Doch es gab noch eine weitere Ebene. Da ich nicht alleine und isoliert lebe, habe ich mit meinen Wahrnehmungen der Situation und der Entscheidung auch die Wahrheiten der Menschen um mich herum erschüttert. Das ist ebenso schmerzvoll – für beide Seiten. Denn nur selten schaffen wir es, wenn unser Weltbild aus den Fugen gerät, ganz bei uns zu bleiben, unsere Emotionen anzunehmen und in der Akzeptanz der Situation zu bleiben. Wir versuchen Lösungen zu finden, damit die konstruierten Realitäten in unserem Kopf nicht einstürzen müssen und merken dabei selten, dass wir geblendet sind von unserem eigenen Schmerz.

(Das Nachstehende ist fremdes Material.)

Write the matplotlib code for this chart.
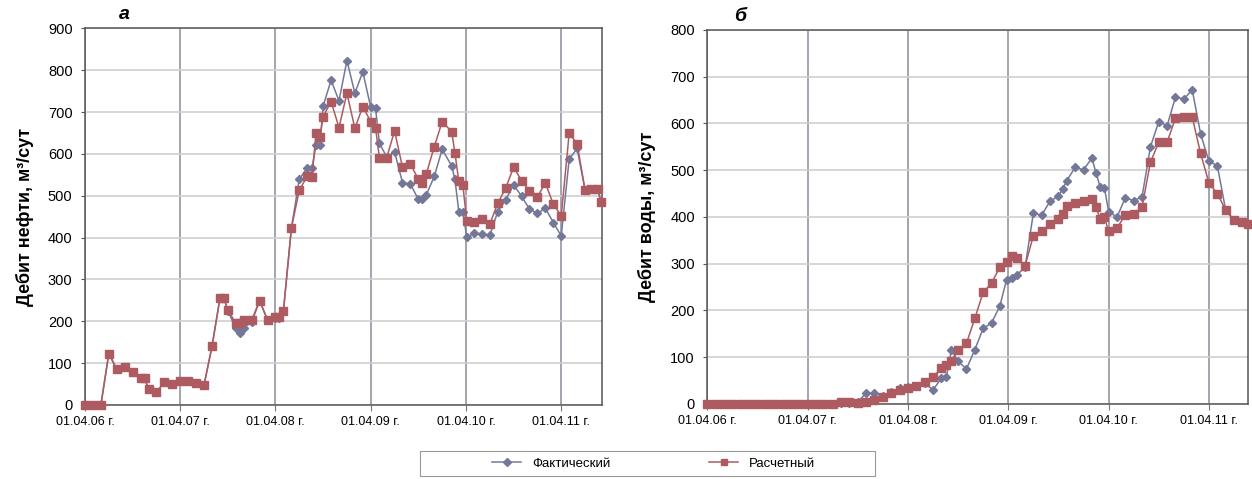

Weil nicht ist, was nicht sein kann, weil wir es nicht wahrhaben wollen, es tut einfach zu sehr weh. In meinem Fall waren es die festen Überzeugungen über Menschen und Tiere, derer beider Wohl und ihr Zusammenleben. Doch die Fülle an Meinungen und Wahrheiten, mit denen wir jeden Tag konfrontiert werden, ist unbegrenzt. Das Festhalten an ihnen führte für mich im besten Fall zu interessanten Tipps, im ungünstigsten Fall zu verletzenden Vorwürfen, Urteilen und Schuldzuweisungen. Weitere Stiche in den Verletzungen, die in mir selbst schon aufgebrochen waren, Öl in das eh schon brennende Feuer.

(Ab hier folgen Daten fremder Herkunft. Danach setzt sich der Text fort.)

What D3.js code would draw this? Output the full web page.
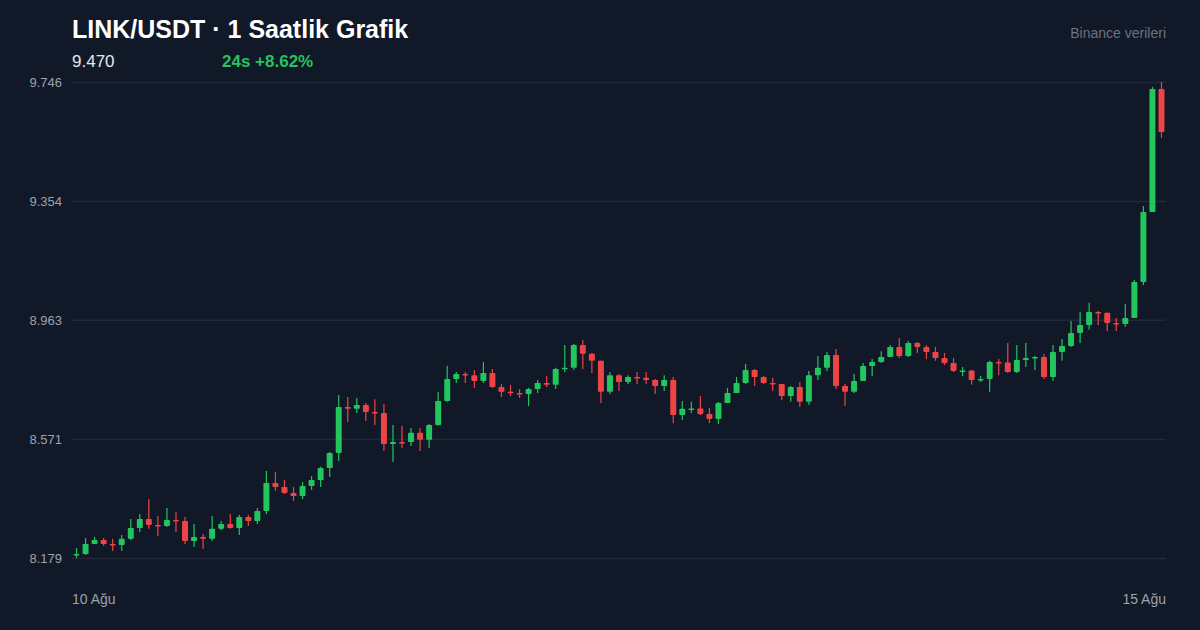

Jeder von uns baut sie – diese Wahrheiten über uns selbst und unsere Welt. Sie helfen uns bei der Orientierung. Wir möchten so gerne an das eine glauben und das andere weit von uns weisen, die Welt einteilen in schwarz und weiß und immer auf der richtigen Seite stehen. Für die meisten von uns wird das nicht passieren. Weil wir alles erleben wollen und die Welt so viele Facetten von grau enthält, denen wir uns wieder öffnen dürfen. Den Schmerz darüber, dass Dinge anders sind, als wir sie uns wünschen und anders als wir sie unser ganzes Leben betrachtet haben, dürfen wir spüren. Manchmal begleitet von einer Sintflut an Emotionen. Die schönste Wegbegleitung, die ich in der Zeit von einer Freundin bekommen habe, waren die Worte: Mein Kopf denkt, ich sollte dir jetzt etwas sagen, doch es fühlt sich übergriffig an, daher spüre ich einfach meine Verbundenheit zu dir. Und so durfte für einen Moment einfach alles einmal sein – in stiller Akzeptanz, für die ich unendlich dankbar war.

Mögen wir den Mut finden, Wahrheiten, denen wir begegnen, mit unserem Herzen zu fühlen und nicht mit dem Verstand folgen zu wollen.

Meine Gedanken für dich:

# Welche Überzeugungen und Wahrheiten erkennst du an dir und in der Welt, an denen du unbedingt festhalten möchtest?

# Was fühlst du, wenn dein Weltbild erschüttert wird?

# Wie gehst du mit dir um, wenn du emotional aufgewühlt bist? Was wünschst du dir von anderen?

Dieser Beitrag hat 2 Kommentare

  1. Britta

    Das ist ein wunderschöner Text liebe Marlen. Deine Worte so stimmig. Herzlichen Dank für Deinen Mut und Deine Offenheit. Und dass Du den Mut hattest, zu Dir zu stehen. Alles Liebe Britta

    1. Marlen Wagner

      Liebe Britta, vielen Dank für deine Worte und deine stets liebevolle Begleitung! Ohne dich wäre so viel in mir und von mir im Verborgenen geblieben, ich danke dir für dein Sein, dein Wirken und dass wir uns hier in diesem Erdenleben begegnen dürfen! Von Herzen eine liebe Umarmung!